Harris’ original play, The Scent of Roses, had its world premiere at the Royal Lyceum Theatre in 2022, followed by a revival of Further than the Furthest Thing at the Young Vic in London the following year. Harris’ The Duchess (of Malfi) was revived at the Trafalgar Theatre for an Oct-Dec 2024 run.

===Directing work===
Harris has directed for a number of theatres, including the Royal Shakespeare Company, the Traverse Theatre, The Tron Theatre, 7:84 and the Royal Lyceum Theatre. In 2017 she directed Caryl Churchill's A Number for the Royal Lyceum Theatre and was awarded Best Director in the 2017 Scottish Critics CATS awards. Recent directing work includes The Duchess of Malfi, Christmas Tales, Scent of Roses for the Royal Lyceum Theatre where she is currently directing her new version of Shakespeare's Macbeth with the title Macbeth (an undoing).
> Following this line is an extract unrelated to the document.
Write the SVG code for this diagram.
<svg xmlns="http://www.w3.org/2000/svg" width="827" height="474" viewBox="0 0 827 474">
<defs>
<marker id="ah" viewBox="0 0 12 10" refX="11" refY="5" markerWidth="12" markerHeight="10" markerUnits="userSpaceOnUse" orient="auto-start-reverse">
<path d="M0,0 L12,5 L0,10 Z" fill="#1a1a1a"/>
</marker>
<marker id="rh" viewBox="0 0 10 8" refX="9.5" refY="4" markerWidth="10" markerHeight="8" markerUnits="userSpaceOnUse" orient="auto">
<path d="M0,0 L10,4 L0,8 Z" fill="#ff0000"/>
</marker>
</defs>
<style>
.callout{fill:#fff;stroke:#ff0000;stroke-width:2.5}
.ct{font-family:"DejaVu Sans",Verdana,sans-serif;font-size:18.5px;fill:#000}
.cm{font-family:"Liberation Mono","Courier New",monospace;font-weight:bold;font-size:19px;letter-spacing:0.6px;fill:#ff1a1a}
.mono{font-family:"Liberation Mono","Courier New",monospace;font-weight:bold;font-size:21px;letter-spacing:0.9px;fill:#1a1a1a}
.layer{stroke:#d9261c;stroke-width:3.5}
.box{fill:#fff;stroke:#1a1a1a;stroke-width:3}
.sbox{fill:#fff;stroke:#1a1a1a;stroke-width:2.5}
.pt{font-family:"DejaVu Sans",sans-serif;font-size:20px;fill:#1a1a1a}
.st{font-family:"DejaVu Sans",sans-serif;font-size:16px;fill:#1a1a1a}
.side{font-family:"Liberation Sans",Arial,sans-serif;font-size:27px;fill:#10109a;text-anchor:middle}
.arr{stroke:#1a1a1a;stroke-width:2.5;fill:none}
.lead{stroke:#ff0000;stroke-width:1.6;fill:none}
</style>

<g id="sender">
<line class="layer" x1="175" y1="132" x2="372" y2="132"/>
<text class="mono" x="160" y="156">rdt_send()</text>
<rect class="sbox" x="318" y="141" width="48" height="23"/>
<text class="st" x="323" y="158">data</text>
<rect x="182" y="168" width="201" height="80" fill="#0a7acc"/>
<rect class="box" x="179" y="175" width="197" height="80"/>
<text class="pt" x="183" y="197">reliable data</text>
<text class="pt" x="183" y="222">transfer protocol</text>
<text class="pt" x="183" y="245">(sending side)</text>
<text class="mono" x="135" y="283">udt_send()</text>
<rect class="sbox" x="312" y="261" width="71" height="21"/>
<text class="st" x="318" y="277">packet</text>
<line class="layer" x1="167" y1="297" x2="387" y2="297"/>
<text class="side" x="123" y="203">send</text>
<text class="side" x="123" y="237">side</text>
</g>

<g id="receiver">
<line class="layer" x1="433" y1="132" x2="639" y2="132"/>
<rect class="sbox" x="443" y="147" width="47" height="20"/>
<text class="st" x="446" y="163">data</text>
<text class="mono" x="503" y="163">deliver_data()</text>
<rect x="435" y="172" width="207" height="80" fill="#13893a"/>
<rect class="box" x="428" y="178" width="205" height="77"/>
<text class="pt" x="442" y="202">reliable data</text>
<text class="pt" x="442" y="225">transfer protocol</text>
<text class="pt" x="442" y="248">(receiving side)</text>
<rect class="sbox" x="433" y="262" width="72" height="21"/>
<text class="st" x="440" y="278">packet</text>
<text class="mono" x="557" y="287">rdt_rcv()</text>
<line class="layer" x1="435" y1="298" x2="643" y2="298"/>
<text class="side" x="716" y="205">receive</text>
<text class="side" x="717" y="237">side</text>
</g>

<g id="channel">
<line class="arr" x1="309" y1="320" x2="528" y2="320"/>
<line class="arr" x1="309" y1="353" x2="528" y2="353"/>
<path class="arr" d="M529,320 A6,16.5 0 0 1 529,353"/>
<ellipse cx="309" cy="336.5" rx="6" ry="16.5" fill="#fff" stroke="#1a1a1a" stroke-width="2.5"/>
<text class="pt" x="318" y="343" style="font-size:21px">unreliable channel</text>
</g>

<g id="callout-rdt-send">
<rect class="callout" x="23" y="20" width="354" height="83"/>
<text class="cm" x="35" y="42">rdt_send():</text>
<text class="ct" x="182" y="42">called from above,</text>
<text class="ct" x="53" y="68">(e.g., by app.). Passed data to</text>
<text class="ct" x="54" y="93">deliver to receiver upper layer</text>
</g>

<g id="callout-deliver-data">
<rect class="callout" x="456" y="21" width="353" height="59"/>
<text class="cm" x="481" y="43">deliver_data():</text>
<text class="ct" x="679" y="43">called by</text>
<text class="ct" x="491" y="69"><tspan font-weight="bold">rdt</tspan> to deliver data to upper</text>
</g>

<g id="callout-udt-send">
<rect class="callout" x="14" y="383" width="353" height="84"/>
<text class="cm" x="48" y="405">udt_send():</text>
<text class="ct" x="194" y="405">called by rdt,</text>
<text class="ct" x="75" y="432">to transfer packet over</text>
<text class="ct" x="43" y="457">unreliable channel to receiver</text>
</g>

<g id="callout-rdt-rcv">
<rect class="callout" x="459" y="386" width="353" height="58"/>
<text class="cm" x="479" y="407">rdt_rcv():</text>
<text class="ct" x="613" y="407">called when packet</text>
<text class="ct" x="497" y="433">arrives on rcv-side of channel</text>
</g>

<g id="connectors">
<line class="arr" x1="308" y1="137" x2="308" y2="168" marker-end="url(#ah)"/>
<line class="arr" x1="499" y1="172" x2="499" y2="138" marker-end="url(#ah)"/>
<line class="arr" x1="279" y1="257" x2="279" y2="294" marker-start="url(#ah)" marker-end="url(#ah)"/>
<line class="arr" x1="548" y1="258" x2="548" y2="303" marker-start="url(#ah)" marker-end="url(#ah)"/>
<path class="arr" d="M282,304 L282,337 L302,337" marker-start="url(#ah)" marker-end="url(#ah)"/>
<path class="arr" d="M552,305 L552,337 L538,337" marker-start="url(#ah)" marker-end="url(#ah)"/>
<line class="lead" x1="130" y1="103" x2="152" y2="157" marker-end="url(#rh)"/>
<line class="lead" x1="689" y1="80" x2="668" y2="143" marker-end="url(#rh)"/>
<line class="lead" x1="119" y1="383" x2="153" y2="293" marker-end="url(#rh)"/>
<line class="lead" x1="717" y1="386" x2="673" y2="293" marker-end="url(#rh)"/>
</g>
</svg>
She was Associate Director at the Traverse Theatre from 2015 – 2018 and the current Associate Artistic Director at the Royal Lyceum Theatre.

==Bibliography==

===Publications===
- By Many Wounds, Faber and Faber (1998)
- Further than the Furthest Thing, Faber and Faber (2000)
- Nightingale and Chase, Faber and Faber (2001)
- Midwinter, Faber and Faber (2004)
- Solstice, Faber and Faber (2005)
- Julie, Faber and Faber (2006)
- Fall, Faber and Faber (2008)
- Plus Loin que Loin, Quatre Vents (2008)
- Hiver : Suivi de Crépuscule, Quatre Vents (2008)
- A Doll's House, Faber and Faber (2009)
- Women, Power and Politics, Nick Hern Books (2010)
- The Wheel, Faber and Faber (2011)
- The Bomb: A Partial History, Oberon (2012)
- How To Hold Your Breath, Faber and Faber (2015)
- This Restless House, Faber and Faber (2016)
- Meet Me at Dawn, Faber and Faber (2017)
- (the fall of) The Master Builder, Faber and Faber (2017)
- The Duchess (of Malfi), Faber and Faber (2019)
- Zinnie Harris: Plays 1, Faber and Faber (2019)
- The Scent of Roses, Faber and Faber (2022)

===Screenplays===
- Born with Two Mothers (Windfall Films / Channel 4), screened 2005.
- Richard is My Boyfriend (Windfall Films / Channel 4), screened 2007.
- Spooks (Kudos / BBC1), series 5, 6 and 8. 2006-2009.
- Partners in Crime, Miniseries. 2015.
- Snatches: Moments from Women's Lives, 1 episode. 2018.

== Honours and awards ==
- Best Director 2017, Critics Award for Theatre in Scotland (for A Number)
- Herald Angel 2017 for work at three plays at Edinburgh International Festival
- Best New Play 2016, Critics Award for Theatre in Scotland (for This Restless House)
- Berwin Lee Playwriting Award 2016 (for How to Hold Your Breath)
- Amnesty International Freedom of Expression Award 2011 (joint winner - for The Wheel)
- Arts Foundation Fellowship Award 2005 (for Midwinter)
- John Whiting Award 2001 (for Further than the Furthest Thing)
- Peggy Ramsay Award 2000 (for Further than the Furthest Thing)
- Five Fringe First Awards (2000, 2001, 2009, 2011, 2014)
- Nominated for UK Theatre Awards Best New Play 2016
- Nominated for Susan Smith Blackburn Prize (2005, 2012, 2016, specially commended 2000)
- Nominated for Outstanding Newcomer in British Television Writing 2016
- Nominated for Evening Standard Most Promising Playwright 2000
- Nominated for Meyer Whitworth Playwriting Award 1999
- Nominated for John Whiting Award 1999
- Nominated for Allied Domecq Playwriting Award 1999

In 2018 she was elected a Fellow of the Royal Society of Edinburgh (FRSE).